San Francisco, California

CSS is Awesome

Ever since Brandon Smith’s post about how CSS is Awesome was published in mid-2017 I’ve been entirely obsessed with it. I think it puts into words something significant that hasn’t really been said before about the language:

CSS is hard because its properties interact, often in unexpected ways. Because when you set one of them, you’re never just setting that one thing. That one thing combines and bounces off of and contradicts with a dozen other things, including default things that you never actually set yourself.

One rule of thumb for mitigating this is, never be more explicit than you need to be. Web pages are responsive by default. Writing good CSS means leveraging that fact instead of overriding it. Use percentages or viewport units instead of a media query if possible. Use min-width instead of width where you can. Think in terms of rules, in terms of what you really mean to say, instead of just adding properties until things look right. Try to get a feel for how the browser resolves layout and sizing, and make your changes and additions on top of that judiciously. Work with CSS, instead of against it.

Over the course of 2017 this post changed how I write CSS, especially that bit about min-width and width. That’s because what Brandon is really trying to do is get us to think in a very abstract way when it comes to designing things for the web. Whenever we’re building a feature for a project we really need to consider how to make that extra leap, that little intellectual abstraction, which ought to help us write better CSS; designing interfaces that are less error prone and more responsive (not just to screen or viewport size, but also other elements that might appear).

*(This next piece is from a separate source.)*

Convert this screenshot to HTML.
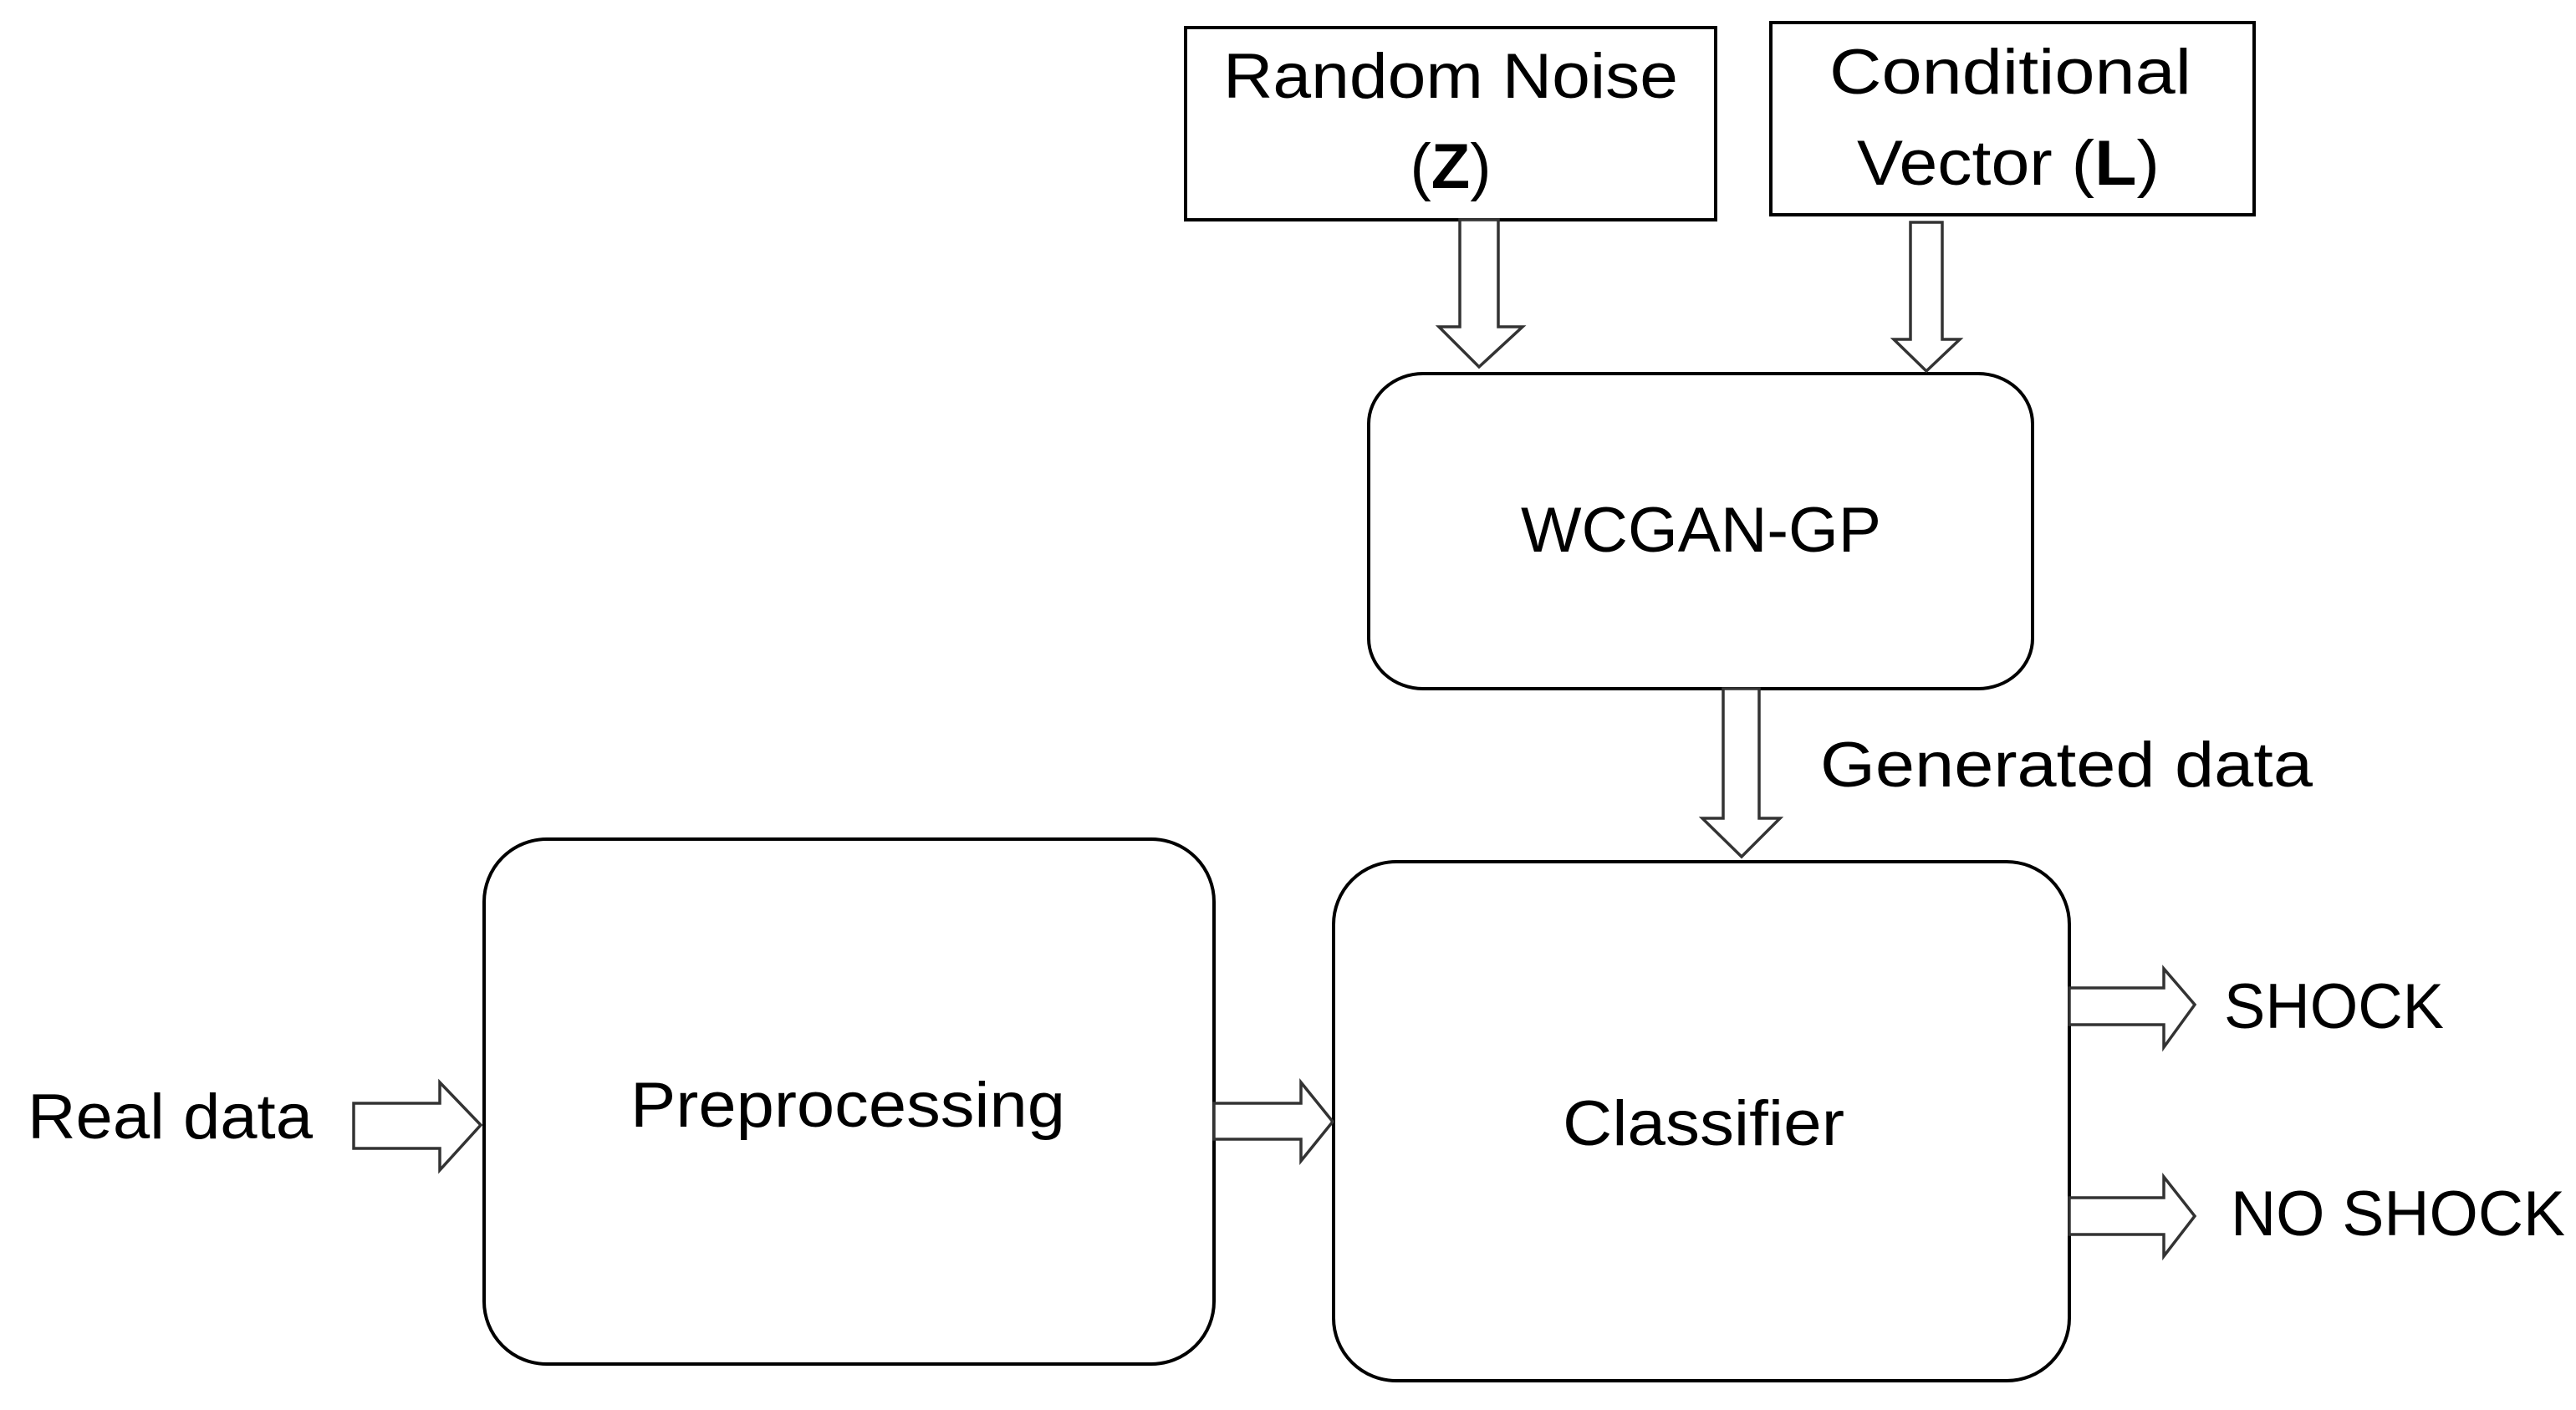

I think it also helps us understand the concept of what designing for the web really means. For example, as pixel-perfect designs bled in from the print world (where being precise is vital to printing a good book), we suddenly found ourselves in a world that begs for imprecision. To design things flexibly. To say “this isn’t perfect, but it works best under all circumstances, rather than optimized for one.”

This is why CSS is a useful toolbox for designers who work on the web to learn more about – because it encourages us to think in that abstract way, to consider all the variables regardless of how messy they might be. And I think that despite how much you might want to control it, or bury the language in a mountainous rubble of JavaScript, the weirdness of the web will still be there, baked into the language itself. You can’t escape it.

The peculiarity and straight-up weirdness of the CSS language reminds us all that the web is not a platform owned by a single corporate entity, but rather a weird (despite a little broken) and lively (despite a little difficult) network that we’re free to experiment with as we see fit. And that’s why CSS is awesome for me.